Felder (1995) quotes studies which show matching teaching styles to learning styles can significantly enhance academic achievement, student attitudes, and student behavior at the primary and secondary school level (Smith & Renzulli, 1984; Sternberg & Zhang, 2001) and specifically in foreign language instruction (Wallace & Oxford 1992) though Pashler, McDaniel, Rohrer, and Bjork (2008) warned that they did not find empirical support for the validity of matching teaching styles to students' learning styles since the studies they have reviewed lacked rigorous methodological considerations. The implication is that "any credible validation of learning-styles-based instruction requires robust documentation of a very particular type of experimental finding with several necessary criteria" (Pashler et al., 2008, p. 105) which is judged as a precondition for the validity of matching teaching styles to students' learning styles. Despite a great wealth of research which has investigated the relationships of different individual attributes, the combined effects the variables discussed above in accounting for the learners' final achievement have received little (if any) attention.
In Iran, a number of studies have reported to investigate correlations among either student variable (e.g., Akbari & Hosseini, 2008) or teacher variables (Moafian & Ghanizadeh, 2009; Rastegar & Memarpour, 2009).
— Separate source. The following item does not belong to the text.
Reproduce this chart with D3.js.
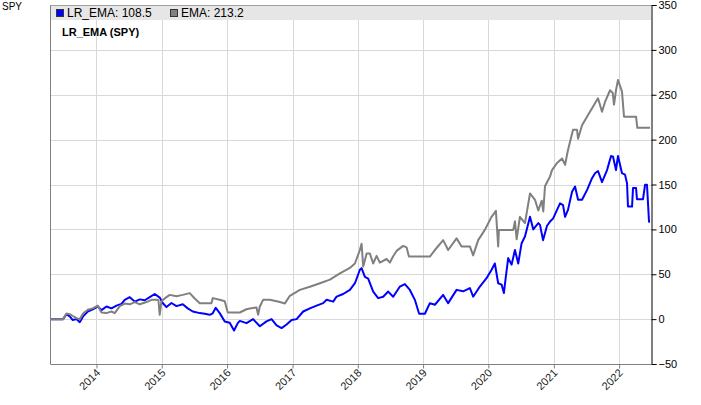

For instance, Moafian and Ghanizadeh's study (2009) revealed that three subscales of teachers' emotional intelligence–emotional self-awareness, interpersonal-relationship, and problem solving–were correlated and were good predictors of the teacher's self-efficacy. However, the correlations between teacher and student variables and their joint influences on the students' final achievements in Iranian EFL contexts have received little (if any) attention. Thus, as touched upon earlier, appropriate use of the teaching styles might be influenced by the teachers' perceptions of their self-efficacy and given the fact that teachers' awareness of their efficacy significantly assist them to align their teaching approaches with their learners' learning styles, it provided a sufficient impetus for the present study to investigate whether there are relationships among teachers' teaching styles (TTS), teachers' perceptions of their self-efficacy (TSE) and learners' learning styles (LLS hereafter) and if so, whether they predict as well as impact on the learners' final achievement (FIN).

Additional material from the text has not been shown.